2023年3月、札幌市中央区のマンションで、交際相手の女性の両腕を殴り、ケガを負わせたとして、3月29日に25歳の男性が緊急逮捕された事件で、札幌地方裁判所は「警察官が女性の承諾を得ずにマンションの部屋の玄関ドアを開け、ベランダの窓ガラスを壊したのは違法だった」として、男性の勾留を取り消す決定を出していたことがわかりました。
この事件は3月22日から27日までの間、札幌市中央区のマンションで、同居する交際相手の30代の女性の両腕を何度も殴り、ケガを負わせたとして、3月29日に25歳の男性が傷害の疑いで緊急逮捕され、その後強制採尿により覚醒剤取締法違反(使用)の疑いで4月1日に再逮捕されたものです。
3月29日、女性の関係者からの情報提供を受けた警察は、マンションに行って男性に任意同行を求めましたが、男性が拒否して部屋から出てこなかったため、男性が逃走するなどして周辺住民が巻き込まれないよう、夕方から現場周辺を規制線で包囲。住宅街が一時騒然となりました。
午後8時ごろに警察はベランダから窓を割って部屋に突入し、男性を緊急逮捕していました。
これに対し男性の弁護人は、男性は逃亡するような素振りもなく、警察が任意同行を求めて緊急逮捕に至るまで4時間以上あったことから「十分に裁判所に逮捕状を請求・発布を受けることができる時間的余裕があった、緊急逮捕は違法」などとして、札幌地方検察庁から勾留を請求された札幌地裁に勾留決定をしないように4月3日に意見書を出しましたが、札幌地裁が勾留を決めたため、準抗告しました。
しかし、札幌地裁の井戸俊一裁判長は「捜査記録によれば、警察官は女性から依頼されて部屋に入ろうとし、女性の承諾を得てベランダの窓ガラスを破壊して突入。

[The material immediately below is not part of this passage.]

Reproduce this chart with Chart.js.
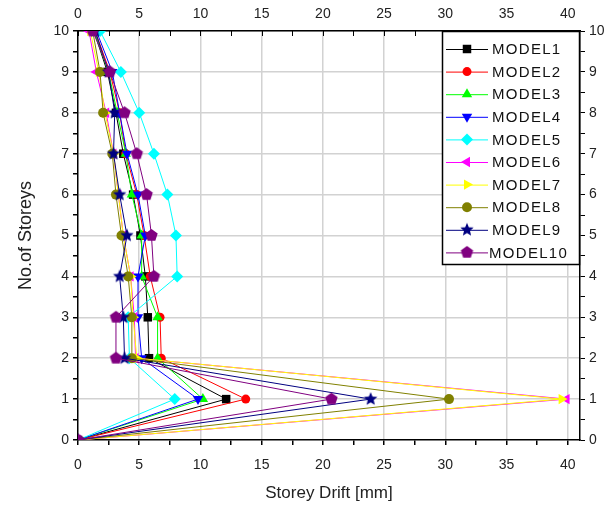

男性が傷害を認める言動したことなどから、その場で逮捕しなければ逮捕を困難にするので、緊急逮捕は違法ではない」として同月4日に準抗告を棄却。
その後、弁護人が女性に話を聞くと、緊急逮捕の前日に警察に対し「男性とは仲は良いし、大事にするつもりはない」と答えていることが判明。
さらに女性は緊急逮捕当日の警察の対応について、「マンションの1階玄関のオートロックを開けるだけという条件で警察にカードキーを貸したが、(男性が言うには)いきなり部屋に踏み込んだらしい」と話したということです。
女性は「札幌地裁の文書を聞いたが、全然違う。部屋に入ることは警察官に頼んでいないし、窓ガラスを割ることも承諾なんてしていない。むしろ絶対に割らないでと頼んだし、窓ガラスの修理代金を請求したいくらい」と明らかにしたため、弁護人は4月5日に最高裁判所に特別抗告しました。
これを受け札幌地裁の井戸裁判長は再度の考案を行い、「女性は事件化や警察官の立ち入りに消極的態度で、部屋の玄関ドアを開けることは承諾していなかった可能性は否定できず、警察官がドアを開けた行為はプライバシーの侵害」と述べ、「窓ガラスの破壊も承諾を得たとは評価できず、必要かつ相当な手段として許容される限度を超えていた」として、玄関ドアを開けた行為と窓ガラスを割った行為を違法と判断し、「この緊急逮捕をきっかけに行われた強制採尿は違法な捜査と密接」だとして、4月7日に男性の勾留を取り消しました。